## What is asked
Extract each line of the material that follows exactly and omit its pictures.

::::

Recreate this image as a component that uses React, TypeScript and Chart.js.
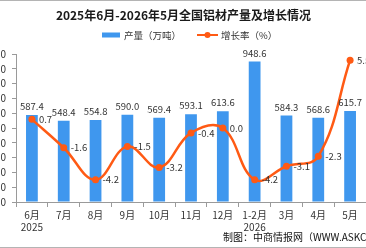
import React, { useEffect, useRef } from "react";
import { Chart, registerables } from "chart.js";

Chart.register(...registerables);

// Months from June 2025 to May 2026 (Jan–Feb combined)
const categories: (string | string[])[] = [
  ["6月", "2025"], "7月", "8月", "9月", "10月", "11月", "12月",
  ["1-2月", "2026"], "3月", "4月", "5月",
];
// Aluminium products output, 10k tonnes
const output = [587.4, 548.4, 554.8, 590.0, 569.4, 593.1, 613.6, 948.6, 584.3, 568.6, 615.7];
// Year-on-year growth, %
const growth = [0.7, -1.6, -4.2, -1.5, -3.2, -0.4, 0.0, -4.2, -3.1, -2.3, 5.5];

const outputAxis = { min: 0, max: 1000, step: 100 };
const growthAxis = { min: -6, max: 6 };

const TITLE = "2025年6月-2026年5月全国铝材产量及增长情况";
const OUTPUT_LABEL = "产量（万吨）";
const GROWTH_LABEL = "增长率（%）";
const SOURCE = "制图：中商情报网（WWW.ASKCI.COM）";

const FONT = '"Noto Sans CJK SC", "Noto Sans", sans-serif';
const BLUE = "#3F97EE";
const ORANGE = "#FF5A14";
const AXIS = "#9a9a9a";
const TEXT = "#333333";

// canvas is wider than the visible frame so the axes fall outside it
const SHIFT = 40;
const CANVAS_W = 366 + SHIFT * 2;
const CANVAS_H = 248;

const decorations = {
  id: "decorations",
  beforeDraw(chart: any) {
    const { ctx } = chart;
    ctx.save();
    ctx.fillStyle = "#ffffff";
    ctx.fillRect(0, 0, chart.width, chart.height);
    ctx.restore();
  },
  afterDatasetsDraw(chart: any) {
    const { ctx } = chart;
    ctx.save();
    ctx.font = `9.5px ${FONT}`;
    ctx.fillStyle = TEXT;
    // bar values above each bar
    const barMeta = chart.getDatasetMeta(1);
    ctx.textAlign = "center";
    ctx.textBaseline = "alphabetic";
    barMeta.data.forEach((el: any, i: number) => {
      ctx.fillText(output[i].toFixed(1), el.x, el.y - 5);
    });
    // growth values right of each point
    const lineMeta = chart.getDatasetMeta(0);
    ctx.textAlign = "left";
    ctx.textBaseline = "middle";
    lineMeta.data.forEach((el: any, i: number) => {
      ctx.fillText(growth[i].toFixed(1), el.x + 7, el.y);
    });
    ctx.restore();
  },
  afterDraw(chart: any) {
    const { ctx } = chart;
    ctx.save();
    // frame lines
    ctx.strokeStyle = "#b4b4b4";
    ctx.lineWidth = 1;
    ctx.beginPath();
    ctx.moveTo(0, 0.5);
    ctx.lineTo(chart.width, 0.5);
    ctx.moveTo(0, chart.height - 0.5);
    ctx.lineTo(chart.width, chart.height - 0.5);
    ctx.stroke();

    // title
    ctx.fillStyle = "#1a1a1a";
    ctx.font = `bold 12px ${FONT}`;
    ctx.textAlign = "center";
    ctx.textBaseline = "middle";
    ctx.fillText(TITLE, SHIFT + 183.5, 15);

    // legend
    const ly = 35;
    ctx.font = `9.5px ${FONT}`;
    ctx.textAlign = "left";
    ctx.fillStyle = BLUE;
    ctx.fillRect(SHIFT + 102, ly - 2.5, 18, 5);
    ctx.fillStyle = TEXT;
    ctx.fillText(OUTPUT_LABEL, SHIFT + 124, ly);

    ctx.strokeStyle = ORANGE;
    ctx.lineWidth = 2;
    ctx.beginPath();
    ctx.moveTo(SHIFT + 197, ly);
    ctx.lineTo(SHIFT + 218, ly);
    ctx.stroke();
    ctx.fillStyle = ORANGE;
    ctx.beginPath();
    ctx.arc(SHIFT + 207.5, ly, 3, 0, Math.PI * 2);
    ctx.fill();
    ctx.fillStyle = TEXT;
    ctx.fillText(GROWTH_LABEL, SHIFT + 221, ly);

    // source note
    ctx.fillStyle = "#111111";
    ctx.font = `10px ${FONT}`;
    ctx.fillText(SOURCE, SHIFT + 223, 237);
    ctx.restore();
  },
};

export default function App() {
  const ref = useRef<HTMLCanvasElement>(null);

  useEffect(() => {
    if (!ref.current) return;
    const chart = new Chart(ref.current, {
      type: "bar",
      data: {
        labels: categories as any,
        datasets: [
          {
            type: "line",
            label: GROWTH_LABEL,
            data: growth,
            yAxisID: "y1",
            borderColor: ORANGE,
            backgroundColor: ORANGE,
            borderWidth: 2.5,
            pointRadius: 3.5,
            pointBackgroundColor: ORANGE,
            pointBorderWidth: 0,
            tension: 0.4,
            order: 0,
          } as any,
          {
            type: "bar",
            label: OUTPUT_LABEL,
            data: output,
            yAxisID: "y",
            backgroundColor: BLUE,
            categoryPercentage: 1,
            barPercentage: 0.37,
            order: 1,
          },
        ],
      },
      options: {
        responsive: false,
        animation: false,
        devicePixelRatio: 1,
        layout: { padding: { top: 54, right: SHIFT, bottom: 0, left: 0 } },
        plugins: {
          legend: { display: false },
          title: { display: false },
          tooltip: { enabled: false },
        },
        scales: {
          x: {
            type: "category",
            grid: {
              offset: true,
              drawOnChartArea: false,
              tickLength: 5,
              color: AXIS,
            },
            border: { color: AXIS },
            ticks: {
              color: TEXT,
              font: { family: FONT, size: 10, lineHeight: 1.2 },
              padding: 2,
              maxRotation: 0,
              autoSkip: false,
            },
            afterFit: (s: any) => {
              s.height = 46;
            },
          },
          y: {
            position: "left",
            min: outputAxis.min,
            max: outputAxis.max,
            grid: { drawOnChartArea: false, tickLength: 4, color: AXIS },
            border: { color: AXIS },
            ticks: {
              stepSize: outputAxis.step,
              autoSkip: false,
              color: TEXT,
              font: { family: FONT, size: 10 },
              padding: 6,
            },
            afterFit: (s: any) => {
              s.width = 56;
            },
          },
          y1: {
            position: "right",
            display: false,
            min: growthAxis.min,
            max: growthAxis.max,
          },
        },
      } as any,
      plugins: [decorations],
    });
    return () => chart.destroy();
  }, []);

  return (
    <div
      style={{
        position: "fixed",
        left: 0,
        top: 0,
        width: 366,
        height: 248,
        overflow: "hidden",
        background: "#fff",
      }}
    >
      <canvas
        ref={ref}
        width={CANVAS_W}
        height={CANVAS_H}
        style={{ position: "absolute", left: -SHIFT, top: 0, width: CANVAS_W, height: CANVAS_H }}
      />
    </div>
  );
}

::::

## Full solution
Recreate this image as a component that uses React, TypeScript and Chart.js.
import React, { useEffect, useRef } from "react";
import { Chart, registerables } from "chart.js";

Chart.register(...registerables);

// Months from June 2025 to May 2026 (Jan–Feb combined)
const categories: (string | string[])[] = [
  ["6月", "2025"], "7月", "8月", "9月", "10月", "11月", "12月",
  ["1-2月", "2026"], "3月", "4月", "5月",
];
// Aluminium products output, 10k tonnes
const output = [587.4, 548.4, 554.8, 590.0, 569.4, 593.1, 613.6, 948.6, 584.3, 568.6, 615.7];
// Year-on-year growth, %
const growth = [0.7, -1.6, -4.2, -1.5, -3.2, -0.4, 0.0, -4.2, -3.1, -2.3, 5.5];

const outputAxis = { min: 0, max: 1000, step: 100 };
const growthAxis = { min: -6, max: 6 };

const TITLE = "2025年6月-2026年5月全国铝材产量及增长情况";
const OUTPUT_LABEL = "产量（万吨）";
const GROWTH_LABEL = "增长率（%）";
const SOURCE = "制图：中商情报网（WWW.ASKCI.COM）";

const FONT = '"Noto Sans CJK SC", "Noto Sans", sans-serif';
const BLUE = "#3F97EE";
const ORANGE = "#FF5A14";
const AXIS = "#9a9a9a";
const TEXT = "#333333";

// canvas is wider than the visible frame so the axes fall outside it
const SHIFT = 40;
const CANVAS_W = 366 + SHIFT * 2;
const CANVAS_H = 248;

const decorations = {
  id: "decorations",
  beforeDraw(chart: any) {
    const { ctx } = chart;
    ctx.save();
    ctx.fillStyle = "#ffffff";
    ctx.fillRect(0, 0, chart.width, chart.height);
    ctx.restore();
  },
  afterDatasetsDraw(chart: any) {
    const { ctx } = chart;
    ctx.save();
    ctx.font = `9.5px ${FONT}`;
    ctx.fillStyle = TEXT;
    // bar values above each bar
    const barMeta = chart.getDatasetMeta(1);
    ctx.textAlign = "center";
    ctx.textBaseline = "alphabetic";
    barMeta.data.forEach((el: any, i: number) => {
      ctx.fillText(output[i].toFixed(1), el.x, el.y - 5);
    });
    // growth values right of each point
    const lineMeta = chart.getDatasetMeta(0);
    ctx.textAlign = "left";
    ctx.textBaseline = "middle";
    lineMeta.data.forEach((el: any, i: number) => {
      ctx.fillText(growth[i].toFixed(1), el.x + 7, el.y);
    });
    ctx.restore();
  },
  afterDraw(chart: any) {
    const { ctx } = chart;
    ctx.save();
    // frame lines
    ctx.strokeStyle = "#b4b4b4";
    ctx.lineWidth = 1;
    ctx.beginPath();
    ctx.moveTo(0, 0.5);
    ctx.lineTo(chart.width, 0.5);
    ctx.moveTo(0, chart.height - 0.5);
    ctx.lineTo(chart.width, chart.height - 0.5);
    ctx.stroke();

    // title
    ctx.fillStyle = "#1a1a1a";
    ctx.font = `bold 12px ${FONT}`;
    ctx.textAlign = "center";
    ctx.textBaseline = "middle";
    ctx.fillText(TITLE, SHIFT + 183.5, 15);

    // legend
    const ly = 35;
    ctx.font = `9.5px ${FONT}`;
    ctx.textAlign = "left";
    ctx.fillStyle = BLUE;
    ctx.fillRect(SHIFT + 102, ly - 2.5, 18, 5);
    ctx.fillStyle = TEXT;
    ctx.fillText(OUTPUT_LABEL, SHIFT + 124, ly);

    ctx.strokeStyle = ORANGE;
    ctx.lineWidth = 2;
    ctx.beginPath();
    ctx.moveTo(SHIFT + 197, ly);
    ctx.lineTo(SHIFT + 218, ly);
    ctx.stroke();
    ctx.fillStyle = ORANGE;
    ctx.beginPath();
    ctx.arc(SHIFT + 207.5, ly, 3, 0, Math.PI * 2);
    ctx.fill();
    ctx.fillStyle = TEXT;
    ctx.fillText(GROWTH_LABEL, SHIFT + 221, ly);

    // source note
    ctx.fillStyle = "#111111";
    ctx.font = `10px ${FONT}`;
    ctx.fillText(SOURCE, SHIFT + 223, 237);
    ctx.restore();
  },
};

export default function App() {
  const ref = useRef<HTMLCanvasElement>(null);

  useEffect(() => {
    if (!ref.current) return;
    const chart = new Chart(ref.current, {
      type: "bar",
      data: {
        labels: categories as any,
        datasets: [
          {
            type: "line",
            label: GROWTH_LABEL,
            data: growth,
            yAxisID: "y1",
            borderColor: ORANGE,
            backgroundColor: ORANGE,
            borderWidth: 2.5,
            pointRadius: 3.5,
            pointBackgroundColor: ORANGE,
            pointBorderWidth: 0,
            tension: 0.4,
            order: 0,
          } as any,
          {
            type: "bar",
            label: OUTPUT_LABEL,
            data: output,
            yAxisID: "y",
            backgroundColor: BLUE,
            categoryPercentage: 1,
            barPercentage: 0.37,
            order: 1,
          },
        ],
      },
      options: {
        responsive: false,
        animation: false,
        devicePixelRatio: 1,
        layout: { padding: { top: 54, right: SHIFT, bottom: 0, left: 0 } },
        plugins: {
          legend: { display: false },
          title: { display: false },
          tooltip: { enabled: false },
        },
        scales: {
          x: {
            type: "category",
            grid: {
              offset: true,
              drawOnChartArea: false,
              tickLength: 5,
              color: AXIS,
            },
            border: { color: AXIS },
            ticks: {
              color: TEXT,
              font: { family: FONT, size: 10, lineHeight: 1.2 },
              padding: 2,
              maxRotation: 0,
              autoSkip: false,
            },
            afterFit: (s: any) => {
              s.height = 46;
            },
          },
          y: {
            position: "left",
            min: outputAxis.min,
            max: outputAxis.max,
            grid: { drawOnChartArea: false, tickLength: 4, color: AXIS },
            border: { color: AXIS },
            ticks: {
              stepSize: outputAxis.step,
              autoSkip: false,
              color: TEXT,
              font: { family: FONT, size: 10 },
              padding: 6,
            },
            afterFit: (s: any) => {
              s.width = 56;
            },
          },
          y1: {
            position: "right",
            display: false,
            min: growthAxis.min,
            max: growthAxis.max,
          },
        },
      } as any,
      plugins: [decorations],
    });
    return () => chart.destroy();
  }, []);

  return (
    <div
      style={{
        position: "fixed",
        left: 0,
        top: 0,
        width: 366,
        height: 248,
        overflow: "hidden",
        background: "#fff",
      }}
    >
      <canvas
        ref={ref}
        width={CANVAS_W}
        height={CANVAS_H}
        style={{ position: "absolute", left: -SHIFT, top: 0, width: CANVAS_W, height: CANVAS_H }}
      />
    </div>
  );
}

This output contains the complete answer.